Of course, I know some folks don’t like Kate. If she was a real person, I’d hate her. But as a character, we get to see her drive, the things that make her cold and hard and guarded. And we get to see the way she used to be in brief glimpses; a long time ago, she was a girl who was scared of the dark, a girl who wouldn’t kill bugs. Now, she’s a girl with only one thing on her mind. Kate Harker, whether her reasons are right or wrong, is ambitious. And that makes her so fascinating to me.

And on the flipside, you have August Flynn, the monster who wants to be human, the boy who can’t lie (an incredibly interesting feature of monsterhood in Verity, by the way), the kid who exploded into existence in the wake of what’s implied to be a school shooting. He’s born from violence that ended innocent lives, and he wants anything except to be the monster that he is. Hell, he even adopts a kitten because he pities it, and has a family, strange as it may be, that loves him despite the nature that other people would shy away from. August is an amazing character because he doesn’t get to have a simple life, and his wants are so intensely human that you can’t help but feel for him.

I also love the thematic tension in TSS. The question of who the real monsters are lingers over every dark corner of the city, and watching Kate and August try to reconcile who they want to be with who they’re becoming as well as who they’ve been makes for an emotional, character-driven tangle.
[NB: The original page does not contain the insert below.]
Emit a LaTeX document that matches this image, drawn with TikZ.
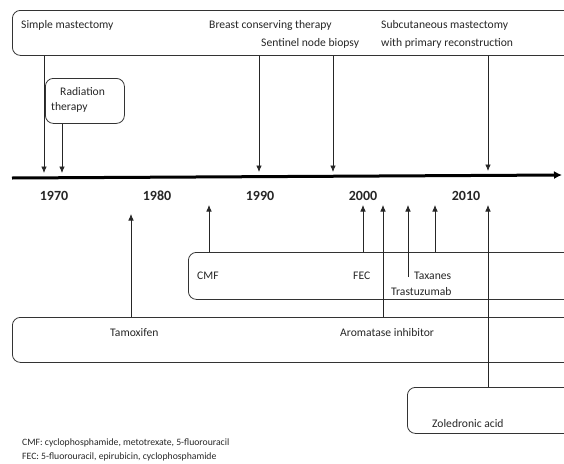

This does mean that sometimes the plot is a little lacking. Personally, I would have loved to have dug a little deeper into the world, especially its history with monsters, and I also would have loved more and more about the Harker-Flynn conflict. What we get makes sense, but it feels like it’s shy of enough for folks who are eager to know the whole story.

Additionally, some of the plot points seem a little lackluster, but I’m inclined to forgive that more often than not since the story is told in relatively close third person. Kate and August have no way of knowing what the other is thinking unless they communicate, let alone what the antagonists are thinking and why. They don’t have that luxury, and they don’t have a chance to find out stealthily, either. The events of the book necessitate a fast-paced adventure once the biggest wheels are set into motion, one without time to worry about plot intricacies. Entirely reasonable to me in a character-driven novel, to be honest.

And what worldbuilding exists is so fascinating. This is a United States redivided in the wake of calamity, one that has reacted to a change in the world where monsters are born from acts of violence, one that has restructured itself to adapt to these new dangers. It’s definitely a far flung dream and unlikely to happen, but a field guide sort of book that details the types of monsters found in the different territories and details the territories themselves would be an absolute dream to me. I want to see more of this sandbox. I wouldn’t want to live in it, but I want to see more of its shape, more of the things crawling around inside it. I want to know, and not knowing is somehow acceptable and frustrating all at once, something I can come to terms with eventually.

Taking it all together, This Savage Song is an incredible read, worth blocking out enough time to burn through it in one sitting. The prose is stellar, the characters multi-faceted and never necessarily good, and the tension perfectly established on every page, a masterclass in balance. I recommend it to anyone who feels up to a dark, gory read, anyone who wants to face demons of the shadows and one’s own past alike. And of course, to any Schwab fan who hasn’t read it yet; like the rest of her work, it has that lyrical, beautiful quality in the prose that is so distinct, plus the sharp, ambitious female characters V is so known for writing.

 

So, have you read This Savage Song yet? If you have, tell me your favorite character, or which monster interests you the most! If you haven’t, think you’ll give it a go? Let me know!

0 thoughts on “This Savage Song by VE Schwab

  1. I read This Savage Song a while ago and I loved it (though haven’t read Our Dark Duet yet yikes). I remember really liking both Kate and August. I agree that there are a lot of characters I’d hate if they were real but I love in books, and Kate was one of them for me too. Great review!